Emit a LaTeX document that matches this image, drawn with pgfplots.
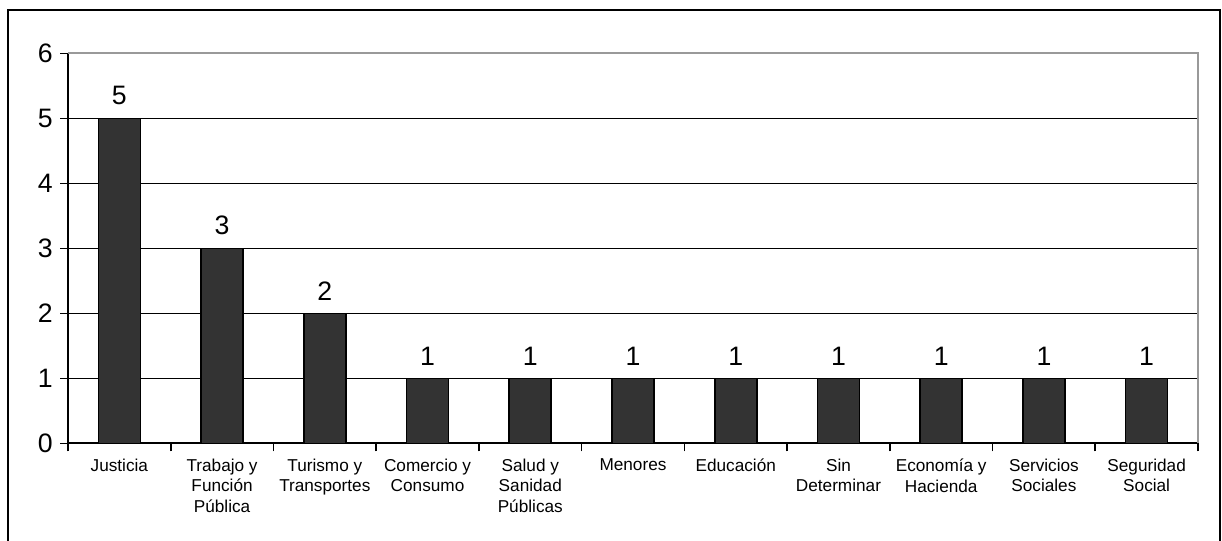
\documentclass[border=0pt]{standalone}
\usepackage{pgfplots}
\pgfplotsset{compat=1.18}
\usepackage{fontspec}
\setmainfont{Liberation Sans}
\definecolor{barfill}{HTML}{333333}
\begin{document}
\begin{tikzpicture}[x=0.75pt,y=0.75pt]
\useasboundingbox (0,0) rectangle (1222,-540);
\draw[line width=1.5pt] (8.3,-545) -- (8.3,-10) -- (1220,-10) -- (1220,-545);
\begin{axis}[
  at={(51pt,-332.475pt)}, anchor=south west,
  scale only axis, width=847.5pt, height=292.5pt,
  xmin=-0.5, xmax=10.5, ymin=0, ymax=6,
  axis x line*=bottom, axis y line*=left,
  axis line style={black, line width=1.3pt, -},
  ytick={0,1,2,3,4,5,6},
  ymajorgrids, grid style={black, line width=1.2pt},
  tick align=outside,
  major tick length=6pt,
  tick style={black, line width=1.2pt},
  yticklabel style={font=\fontsize{20}{20}\selectfont, xshift=-2pt},
  /pgf/number format/assume math mode=true,
  xtick={-0.5,0.5,...,10.5},
  xticklabels={},
  extra x ticks={0,1,2,3,4,5,6,7,8,9,10},
  extra x tick style={major tick length=0pt, grid=none},
  extra x tick labels={Justicia,{Trabajo y\\Función\\Pública},{Turismo y\\Transportes},{Comercio y\\Consumo},{Salud y\\Sanidad\\Públicas},Menores,Educación,{Sin\\Determinar},{Economía y\\Hacienda},{Servicios\\Sociales},{Seguridad\\Social}},
  xticklabel style={font=\fontsize{12.9}{15.5}\selectfont, align=center, anchor=north, yshift=-8pt},
  ybar, bar width=31.5pt,
  nodes near coords,
  every node near coord/.append style={font=\fontsize{20}{20}\selectfont, black, yshift=6pt},
  clip=false,
]
\addplot[fill=barfill, draw=black, line width=1.2pt] coordinates {
(0,5) (1,3) (2,2) (3,1) (4,1) (5,1) (6,1) (7,1) (8,1) (9,1) (10,1)};
\draw[gray!80, line width=1.3pt] (rel axis cs:0,1) -- (rel axis cs:1,1) -- (rel axis cs:1,0);
\end{axis}
\end{tikzpicture}
\end{document}
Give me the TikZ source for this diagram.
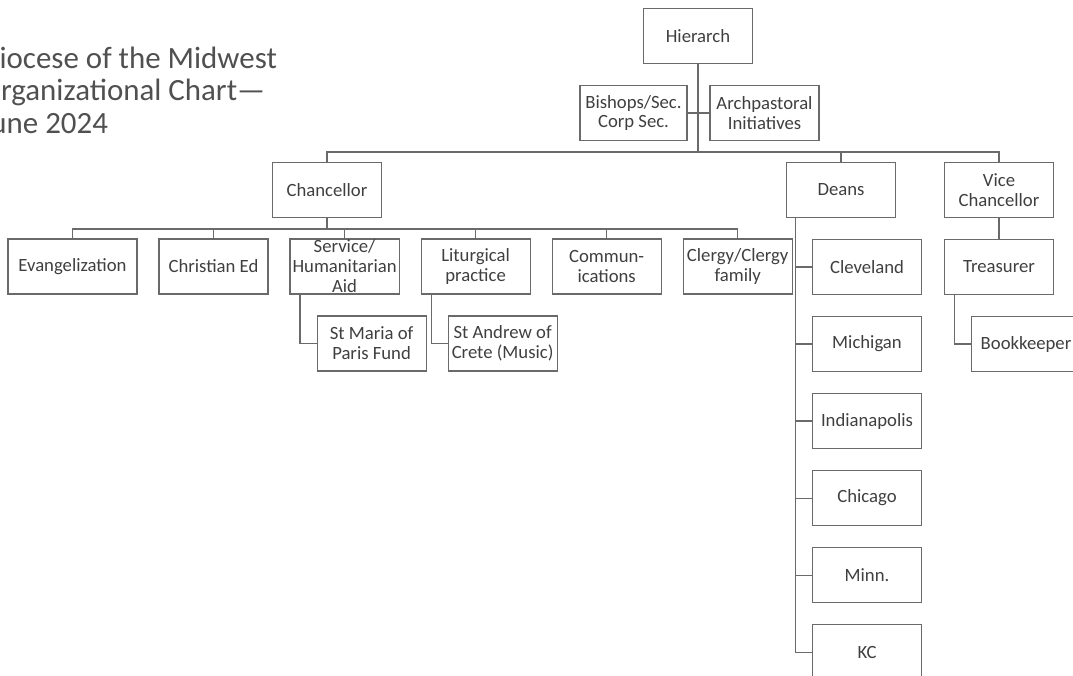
\documentclass[tikz,border=0pt]{standalone}
\usepackage{fontspec}
\setmainfont{Carlito}
\usetikzlibrary{positioning}
\definecolor{linegray}{HTML}{6A6A6A}
\definecolor{textgray}{HTML}{3F3F3F}
\definecolor{titlegray}{HTML}{505050}
\newcommand{\boxfont}{\fontsize{13.3}{14.2}\selectfont}

\begin{document}
\begin{tikzpicture}[x=0.025cm, y=-0.025cm, node distance={0.55cm}, line width=0.8pt, color=linegray,
    unit/.style = {draw=linegray, rectangle, minimum width=2.725cm, minimum height=1.375cm, inner sep=0pt, outer sep=0pt, align=center, text=textgray, font=\boxfont}]
    \useasboundingbox (0,0) rectangle (1073,676);
    \clip (0,0) rectangle (1073,676);
    \node[anchor=north west, inner sep=0pt, align=left, text=titlegray, font=\fontsize{22}{23.4}\selectfont] (title) at (-20,46) {Diocese of the Midwest\\Organizational Chart—\\June 2024};
    % top level
    \node[unit] (hier) at (698,36) {Hierarch};
    \node[unit, minimum width=2.675cm] (bish) at (633.5,113) {Bishops/Sec.\\Corp Sec.};
    \node[unit] (arch) at (764.5,113) {Archpastoral\\Initiatives};
    \node[unit] (chanc) at (327,190) {Chancellor};
    \node[unit] (deans) at (841,190) {Deans};
    \node[unit] (vice) at (999,190) {Vice\\Chancellor};
    % chancellor row
    \node[unit, minimum width=3.225cm] (evang) at (72.5,266.5) {Evangelization};
    \node[unit] (chred) [right=of evang] {Christian Ed};
    \node[unit, label={[align=center, font=\boxfont, text=textgray]center:{Service/\\Humanitarian\\Aid}}] (serv) [right=of chred] {};
    \node[unit] (litur) [right=of serv] {Liturgical\\practice};
    \node[unit] (comm) [right=of litur] {Commun-\\ications};
    \node[unit] (clergy) [right=of comm] {Clergy/Clergy\\family};
    \node[unit] (maria) [below=of serv, xshift=0.675cm] {St Maria of\\Paris Fund};
    \node[unit] (andrew) [below=of litur, xshift=0.675cm] {St Andrew of\\Crete (Music)};
    % deans column
    \node[unit] (clev) [below=of deans, xshift=0.65cm] {Cleveland};
    \node[unit] (mich) [below=of clev] {Michigan};
    \node[unit] (indy) [below=of mich] {Indianapolis};
    \node[unit] (chic) [below=of indy] {Chicago};
    \node[unit] (minn) [below=of chic] {Minn.};
    \node[unit] (kc) [below=of minn] {KC};
    % vice chancellor
    \node[unit] (treas) [below=of vice] {Treasurer};
    \node[unit] (bookk) [below=of treas, xshift=0.675cm] {Bookkeeper};
    % connectors
    \coordinate (hbus) at (698,152);
    \coordinate (cbus) at (327,229);
    \draw (hier) -- (hbus);
    \draw (bish) -- (arch);
    \draw (hbus) -| (chanc);
    \draw (hbus) -| (deans);
    \draw (hbus) -| (vice);
    \draw (chanc) -- (cbus);
    \foreach \n in {evang, chred, serv, litur, comm, clergy}
        \draw (cbus) -| (\n);
    \draw ([xshift=0.25cm]serv.south west) |- (maria);
    \draw ([xshift=0.25cm]litur.south west) |- (andrew);
    \foreach \n in {clev, mich, indy, chic, minn, kc}
        \draw ([xshift=0.225cm]deans.south west) |- (\n);
    \draw (vice) -- (treas);
    \draw ([xshift=0.25cm]treas.south west) |- (bookk);
\end{tikzpicture}
\end{document}
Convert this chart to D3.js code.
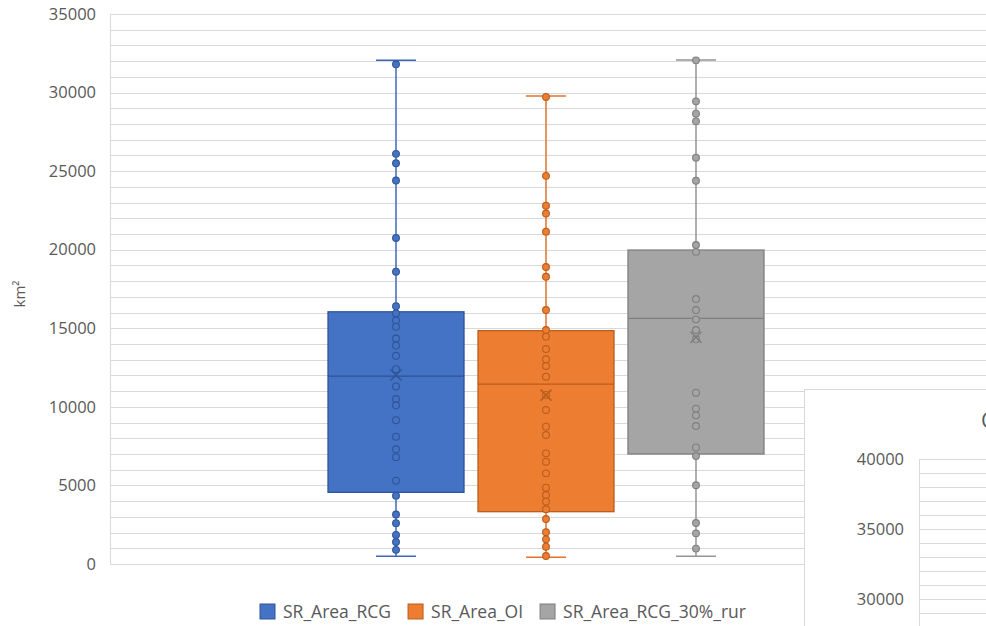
<!DOCTYPE html>
<html><head><meta charset="utf-8">
<script src="https://cdn.jsdelivr.net/npm/d3@7/dist/d3.min.js"></script>
<style>body{margin:0;background:#fff;overflow:hidden} svg{display:block}</style>
</head><body>
<svg id="c" width="986" height="626"></svg>
<script>
// ---------- data ----------
const seriesNames = ["SR_Area_RCG", "SR_Area_OI", "SR_Area_RCG_30%_rur"];
const q1Values      = [4560, 3330, 7000];
const medianValues  = [11950, 11450, 15630];
const q3Values      = [16050, 14850, 19980];
const meanValues    = [12030, 10750, 14430];
const whiskerLow    = [500, 430, 490];
const whiskerHigh   = [32050, 29780, 32070];
const pointsRCG = [31800, 26100, 25500, 24400, 20750, 18600, 16400, 15950, 15500, 15100, 14350, 13900, 13250, 12400, 11300, 10500, 10100, 9150, 8100, 7300, 6800, 5300, 4350, 3150, 2600, 1850, 1400, 900];
const pointsOI  = [29720, 24700, 22800, 22300, 21150, 18900, 18280, 16160, 14890, 14470, 13680, 13030, 12600, 11920, 10760, 9800, 8740, 8210, 7040, 6510, 5770, 4860, 4390, 3970, 3480, 2860, 2020, 1570, 1100, 510];
const pointsRur = [32050, 29440, 28660, 28170, 25860, 24390, 20300, 19860, 16860, 16160, 15570, 14890, 14300, 10900, 9890, 9460, 8780, 7420, 6870, 5010, 2610, 1950, 980];
const yTickLabels = [0, 5000, 10000, 15000, 20000, 25000, 30000, 35000];
const yAxisTitle = "km²";
const insetTickLabels = [30000, 35000, 40000];
const insetTitle = "Chart Title";

// ---------- styles ----------
const fills   = ["#4472C4", "#ED7D31", "#A5A5A5"];
const strokes = ["#2F5597", "#B95E1F", "#7F7F7F"];
const whiskerCols = ["#3F69B8", "#E0722A", "#959595"];
const gridCol = "#D9D9D9";
const textCol = "#595959";
const FONT = "'Open Sans', 'Segoe UI', sans-serif";

const svg = d3.select("#c");
const points = [pointsRCG, pointsOI, pointsRur];

// ---------- scales ----------
const plotLeft = 110, plotRight = 982, plotTop = 14, plotBottom = 564;
const y = d3.scaleLinear().domain([0, 35000]).range([plotBottom, plotTop]);
const xCat = d3.scaleBand().domain([""]).range([plotLeft, plotRight]).paddingInner(0).paddingOuter(0.4689);
const xSer = d3.scaleBand().domain(seriesNames).range([xCat(""), xCat("") + xCat.bandwidth()])
  .paddingInner(0.0933).paddingOuter(0.0467);
const crisp = v => Math.round(v) + 0.5;

// ---------- gridlines ----------
const gridVals = d3.range(0, 35001, 1000);
svg.append("g").selectAll("line").data(gridVals).join("line")
  .attr("x1", plotLeft).attr("x2", 986)
  .attr("y1", d => crisp(y(d))).attr("y2", d => crisp(y(d)))
  .attr("stroke", gridCol).attr("stroke-width", 1);
svg.append("line").attr("x1", plotLeft + 0.5).attr("x2", plotLeft + 0.5)
  .attr("y1", y(35000)).attr("y2", y(0)).attr("stroke", gridCol);

// y axis labels
const yAxis = d3.axisLeft(y).tickValues(yTickLabels).tickSize(0).tickPadding(14).tickFormat(d3.format("d"));
const gy = svg.append("g").attr("transform", `translate(${plotLeft},0)`).call(yAxis);
gy.select(".domain").remove();
gy.selectAll("text").attr("fill", textCol).style("font-family", FONT).style("font-size", "16.5px");

svg.append("text").attr("transform", `translate(25,294) rotate(-90)`)
  .attr("text-anchor", "middle").attr("fill", textCol)
  .style("font-family", FONT).style("font-size", "15px").text(yAxisTitle);

// ---------- boxes ----------
const bw = xSer.bandwidth();
const capW = 40;
seriesNames.forEach((name, i) => {
  const g = svg.append("g");
  const cx = xSer(name) + bw / 2;
  // whiskers
  g.append("line").attr("x1", cx).attr("x2", cx).attr("y1", y(whiskerHigh[i])).attr("y2", y(q3Values[i]))
    .attr("stroke", whiskerCols[i]).attr("stroke-width", 1.5);
  g.append("line").attr("x1", cx).attr("x2", cx).attr("y1", y(q1Values[i])).attr("y2", y(whiskerLow[i]))
    .attr("stroke", whiskerCols[i]).attr("stroke-width", 1.5);
  [whiskerHigh[i], whiskerLow[i]].forEach(v => {
    g.append("line").attr("x1", cx - capW / 2).attr("x2", cx + capW / 2)
      .attr("y1", y(v)).attr("y2", y(v)).attr("stroke", whiskerCols[i]).attr("stroke-width", 1.5);
  });
  // box
  g.append("rect").attr("x", xSer(name)).attr("width", bw)
    .attr("y", y(q3Values[i])).attr("height", y(q1Values[i]) - y(q3Values[i]))
    .attr("fill", fills[i]).attr("stroke", strokes[i]).attr("stroke-width", 1.3);
  // median
  g.append("line").attr("x1", xSer(name)).attr("x2", xSer(name) + bw)
    .attr("y1", y(medianValues[i])).attr("y2", y(medianValues[i]))
    .attr("stroke", strokes[i]).attr("stroke-width", 1.2);
  // points
  g.selectAll("circle").data(points[i]).join("circle")
    .attr("cx", cx).attr("cy", d => y(d)).attr("r", 3.4)
    .attr("fill", fills[i]).attr("stroke", strokes[i]).attr("stroke-width", 1.1);
  // mean X
  const my = y(meanValues[i]), s = 5.5;
  g.append("path").attr("d", `M${cx - s},${my - s}L${cx + s},${my + s}M${cx - s},${my + s}L${cx + s},${my - s}`)
    .attr("stroke", strokes[i]).attr("stroke-width", 1.6).attr("fill", "none");
});

// ---------- legend ----------
const legend = svg.append("g");
let lx = 260;
seriesNames.forEach((name, i) => {
  legend.append("rect").attr("x", lx).attr("y", 604).attr("width", 15).attr("height", 15)
    .attr("fill", fills[i]).attr("stroke", strokes[i]).attr("stroke-width", 1);
  const t = legend.append("text").attr("x", lx + 23).attr("y", 618)
    .attr("fill", textCol).style("font-family", FONT).style("font-size", "17.5px").text(name);
  lx = lx + 23 + t.node().getComputedTextLength() + 17;
});

// ---------- overlapping second chart (bottom right) ----------
const inset = svg.append("g");
inset.append("rect").attr("x", 804.5).attr("y", 389.5).attr("width", 300).attr("height", 300)
  .attr("fill", "#fff").attr("stroke", gridCol).attr("stroke-width", 1);
const y2 = d3.scaleLinear().domain([30000, 40000]).range([599, 459]);
const insetGrid = d3.range(27000, 40001, 1000);
inset.selectAll("line.g").data(insetGrid).join("line").attr("class", "g")
  .attr("x1", 919).attr("x2", 986).attr("y1", d => crisp(y2(d))).attr("y2", d => crisp(y2(d)))
  .attr("stroke", gridCol);
inset.append("line").attr("x1", 919.5).attr("x2", 919.5).attr("y1", y2(40000)).attr("y2", 626).attr("stroke", gridCol);
const ax2 = d3.axisLeft(y2).tickValues(insetTickLabels).tickSize(0).tickPadding(15).tickFormat(d3.format("d"));
const g2 = inset.append("g").attr("transform", "translate(919,0)").call(ax2);
g2.select(".domain").remove();
g2.selectAll("text").attr("fill", textCol).style("font-family", FONT).style("font-size", "16.5px");
inset.append("text").attr("x", 981).attr("y", 428).attr("fill", textCol)
  .style("font-family", FONT).style("font-size", "21px").text(insetTitle);
</script>
</body></html>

____

» Your task: Find the lines with the string "this" and reproduce them.

» Task answer:
Emit a LaTeX document that matches this image, drawn with pgfplots.
Give me the TikZ source for this diagram.
Convert this chart to D3.js code.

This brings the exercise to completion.